If your heap grows via brk(), the kernel only knows one number: where the program break is. It's a high-water mark. brk() can only move it down.

So if you free a 500MB chunk in the middle of the heap but there's a 64-byte allocation sitting above it, the break can't move. Those pages stay mapped. Rsstays high.

That's why you know where to look: if Rss won't drop after freeing, check if there's a small surviving allocation near the top of the heap pinning everything below. The allocator can't skip over it.   

Why does Rss stay high after an application "frees" memory?
free(0 returns memory to the allocator's internal freelist - no syscall nor kernel involvement. The kernel only sees pages. It has no visibility into which bytes within a page are "free" in userspace. A page with one live byte is fully resident.

The allocator got those pages via brk() or mmap(). For mmap'd chunks (which are large allocations), free() calls munmap() directly - kernel reclaims the frames, Rss drops. For heap-managed chunks, the pages stay mapped. brk() can only shrink from the top, so a single surviving allocation at the top of the heap pins everything below it.

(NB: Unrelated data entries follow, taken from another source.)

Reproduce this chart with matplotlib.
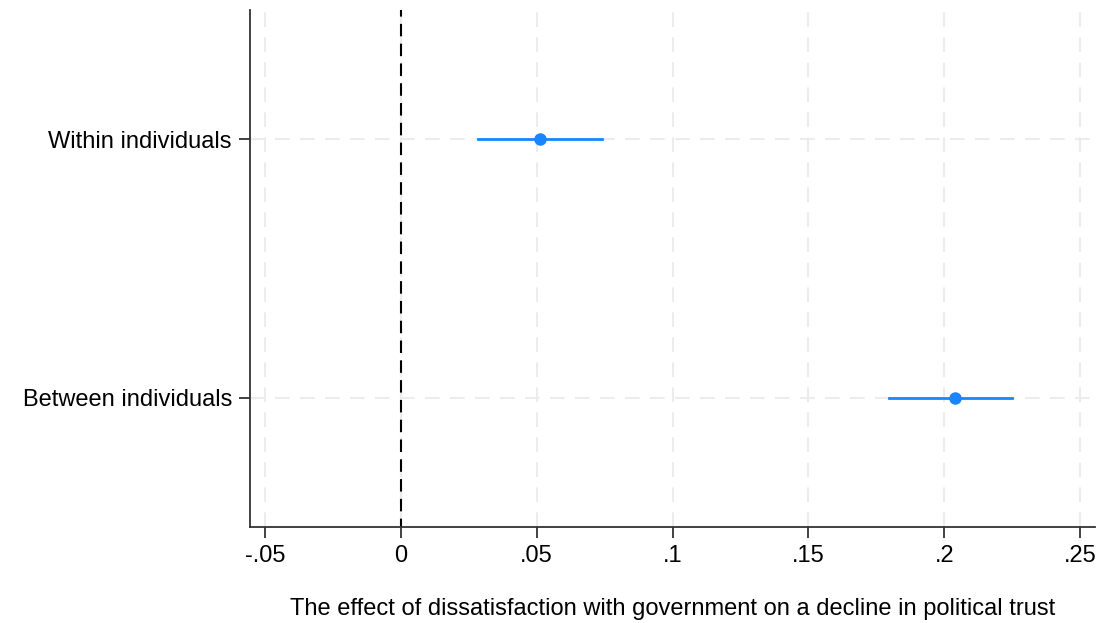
import matplotlib
matplotlib.use("Agg")
import matplotlib.pyplot as plt

# Coefficients and 95% CIs
labels = ["Within individuals", "Between individuals"]
coef = [0.0512, 0.2039]
ci_low = [0.0284, 0.1795]
ci_high = [0.0741, 0.2248]
xticks = [-0.05, 0, 0.05, 0.1, 0.15, 0.2, 0.25]
xticklabels = ["-.05", "0", ".05", ".1", ".15", ".2", ".25"]

plt.rcParams["font.family"] = ["Liberation Sans", "DejaVu Sans"]

fig = plt.figure(figsize=(11.14, 6.23), dpi=100)
ax = fig.add_axes([250 / 1114, 1 - 527 / 623, (1095 - 250) / 1114, (527 - 10) / 623])

ypos = [1, 2]
blue = "#1a85ff"

# grid
for x in xticks:
    ax.axvline(x, color="#ececec", lw=1.5, ls=(0, (7, 5)), zorder=0)
for y in ypos:
    ax.axhline(y, color="#ececec", lw=1.5, ls=(0, (7, 5)), zorder=0)

ax.axvline(0, color="black", lw=1.5, ls=(2, (6, 3.5)), zorder=1)

for y, c, lo, hi in zip(ypos, coef, ci_low, ci_high):
    ax.plot([lo, hi], [y, y], color=blue, lw=2, zorder=2)
    ax.plot(c, y, "o", color=blue, ms=8, zorder=3)

ax.set_xlim(-0.0555, 0.2555)
ax.set_ylim(2.5, 0.5)
ax.set_yticks(ypos)
ax.set_yticklabels(labels, fontsize=17)
ax.set_xticks(xticks)
ax.set_xticklabels(xticklabels, fontsize=17)
ax.tick_params(axis="both", length=8, width=1.3, color="#333333", pad=5)

ax.spines["top"].set_visible(False)
ax.spines["right"].set_visible(False)
for s in ["left", "bottom"]:
    ax.spines[s].set_color("#333333")
    ax.spines[s].set_linewidth(1.3)

ax.set_xlabel("The effect of dissatisfaction with government on a decline in political trust",
              fontsize=17, labelpad=22)

fig.savefig("out.png", dpi=100)
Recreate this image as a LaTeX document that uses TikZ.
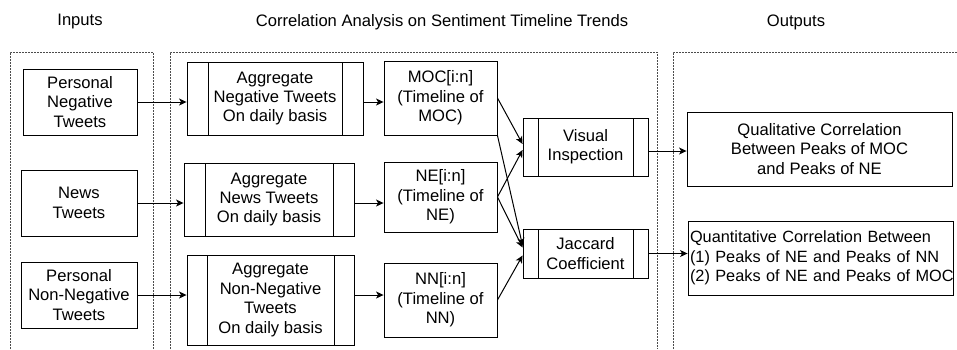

Even if 99% of the heap is logically free, the break can't move.

glibc can call madvise(MADV_DONTNEED) to release physical frames without unmapping - but only when conditions align (enough contiguous free space, trim threshold exceeded). The virtual mapping stays, Rss drops, next touch faults in a fresh zeroed page.

The gap between "allocator says it's free" and "kernel knows it's free" is where Rss inflation lives.

If two processes map the same shared library, what is shared and what is not?
What is shared is the physical page frames containing the file-backed clean pages. Two processes can both map libc.so, each with different virtual addresses if needed, while both PTE sets reference the same underlying frames. Rss counts those mapped resident pages in each process as if they were all there. Pss tries to fix that by dividing each shared resident page by the number of processes mapping it.